IG: Army is lax in overseeing issuance of contractor ID cards

Contractor failed to conduct adequate background checks before giving employees access to sensitive computer systems and military facilities.

An Army contractor conducted only cursory background checks on personnel in the Middle East before issuing electronic identification cards that allow access to Defense Department computer networks and facilities, auditors said in a recent report.

Comment on this article in The Forum.As a result, up to 25,428 contract employees may have had unauthorized exposure to Defense installations, resources and sensitive information as of July 2007, posing a national security risk, the inspector general report stated.

Contractors in Afghanistan and Iraq are granted the same type of electronic Common Access Cards as military and civilian Defense employees. Two directives -- Homeland Security Presidential Directive 12 and Federal Information Processing Standard 201-1 -- require contractors to go through an extensive background investigation before IDs are issued.

The background investigations are supposed to cover law enforcement, education and employment records for the past five years and residency history for the past three years. They also should include an FBI name and fingerprint check. But the IG report said foreign nationals hired by Army logistics support contractor KBR Inc. were not subject to any of those checks. U.S. citizens employed by KBR underwent some, but not all, of them.

The Army allowed KBR to conduct the background checks and use the Defense Real-Time Automated Personnel Identification System to issue access cards, the report noted. Kroll Background America Inc., the subcontractor that performed the investigations, only required foreign nationals to provide a seven-year police record from their country of origin, the IG found. The subcontractor conducted a more thorough investigation of contract employees who were U.S. citizens, including a review of federal and criminal records and Social Security number verification. But even this more thorough process short-circuited HSPD-12 requirements.

Steven Aftergood, director of the Project on Government Secrecy for the Federation of American Scientists, said the foreign national policies were particularly troublesome. A police record check amounts "to no real background investigation at all, and allows them unlimited access to sensitive information in [systems] such as Army Knowledge On-Line," he said. "This is a foreign intelligence agent's dream come true."

KBR also did not require employees to use the online Contractor Verification System to apply for the cards, the report noted. That system has built-in safeguards.

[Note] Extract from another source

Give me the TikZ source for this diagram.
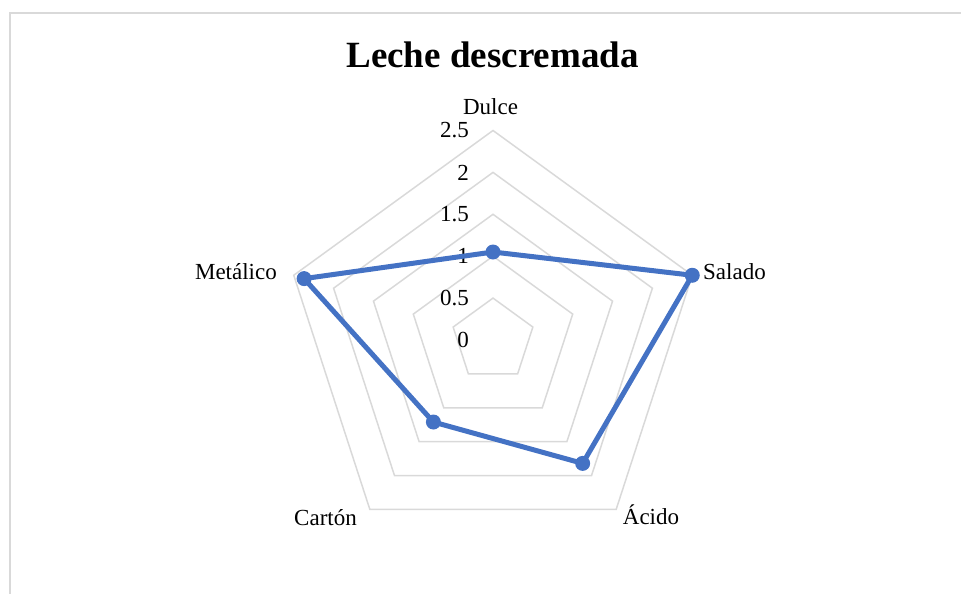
\documentclass[tikz,border=0pt]{standalone}
\usepackage{fontspec}
\setmainfont{Liberation Serif}
\definecolor{gridgray}{HTML}{D9D9D9}
\definecolor{framegray}{HTML}{D9D9D9}
\definecolor{serblue}{HTML}{4472C4}
\begin{document}
\begin{tikzpicture}[x=1pt,y=1pt,
  gridline/.style={draw=gridgray,line width=1.5pt},
  frameline/.style={draw=framegray,line width=2pt},
  series/.style={draw=serblue,line width=5pt,line join=round},
  dot/.style={circle,fill=serblue,inner sep=0pt,minimum size=15pt},
  lbl/.style={font=\fontsize{23}{27}\selectfont,inner sep=0pt},
  ttl/.style={font=\fontsize{37}{44}\selectfont\bfseries,inner sep=0pt}]
\useasboundingbox (0,0) rectangle (961,594);
\coordinate (fb) at (10,0);
\coordinate (ftl) at (10,581);
\coordinate (ftr) at (961,581);
\draw[frameline] (fb) -- (ftl) -- (ftr);
\node[ttl,anchor=base] (title) at (492.5,526.3) {Leche descremada};
\begin{scope}[shift={(493,254)}]
  \foreach \k in {1,...,5}
    \draw[gridline] (90:{\k*41.9}) -- (18:{\k*41.9}) -- (-54:{\k*41.9}) -- (-126:{\k*41.9}) -- (162:{\k*41.9}) -- cycle;
  \node[lbl,anchor=east] (t0) at (-24,0) {0};
  \node[lbl,anchor=east] (t1) at (-24,41.9) {0.5};
  \node[lbl,anchor=east] (t2) at (-24,83.8) {1};
  \node[lbl,anchor=east] (t3) at (-24,125.7) {1.5};
  \node[lbl,anchor=east] (t4) at (-24,167.6) {2};
  \node[lbl,anchor=east] (t5) at (-24,209.5) {2.5};
  \node[lbl,anchor=base] (cDulce) at (-2.5,225) {Dulce};
  \node[lbl,anchor=base east] (cMet) at (-216,60.5) {Metálico};
  \node[lbl,anchor=base west] (cSal) at (210,60) {Salado};
  \node[lbl,anchor=base west] (cAci) at (129.7,-184.5) {Ácido};
  \node[lbl,anchor=base west] (cCar) at (-199,-186) {Cartón};
  \coordinate (dDulce) at (90:{1.05*83.8});
  \coordinate (dSal) at (18:{2.5*83.8});
  \coordinate (dAci) at (-54:{1.82*83.8});
  \coordinate (dCar) at (-126:{1.21*83.8});
  \coordinate (dMet) at (162:{2.37*83.8});
  \draw[series] (dDulce) -- (dSal) -- (dAci) -- (dCar) -- (dMet) -- cycle;
  \node[dot] (mDulce) at (dDulce) {};
  \node[dot] (mSal) at (dSal) {};
  \node[dot] (mAci) at (dAci) {};
  \node[dot] (mCar) at (dCar) {};
  \node[dot] (mMet) at (dMet) {};
\end{scope}
\end{tikzpicture}
\end{document}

Once Kroll completed its background investigation, KBR sent the paper CAC applications and copies of passports to another unspecified contractor at Army Materiel Command headquarters in Fort Belvoir, Va., for review. If the applications passed inspection, they were distributed to Defense employees for their signature. The approved forms were then returned to KBR in Houston, where another contractor, SI International, used the RAPIDS system to issue the cards. Though the Army Materiel Command was supposed to oversee this process, the IG report said that until March 2008, that task was outsourced.

KBR also was supposed to retrieve the access cards when personnel returned to the United States. But the IG found that as of June 30, 2007, Defense had recovered only 957 of 1,966, or 48.7 percent, of the cards for KBR employees whose electronic privileges had been revoked. Even though the cardholders could no longer gain access to Defense computer systems, they could use them as a flash pass to enter military installations worldwide since the IDs were issued for a three-year period, the report stated.

In response, the Army Materiel Command agreed KBR personnel should undergo background checks prior to issuing access cards and said it has instituted procedures to recover contractor ID cards. It also said it will mandate use of the automated Contractor Verification System by KBR.

But Aftergood said the IG report showed that the Army "has made a mockery of the imperative behind HSPD-12," which was to increase control of access to sensitive information. Now "such control has been diminished," he said.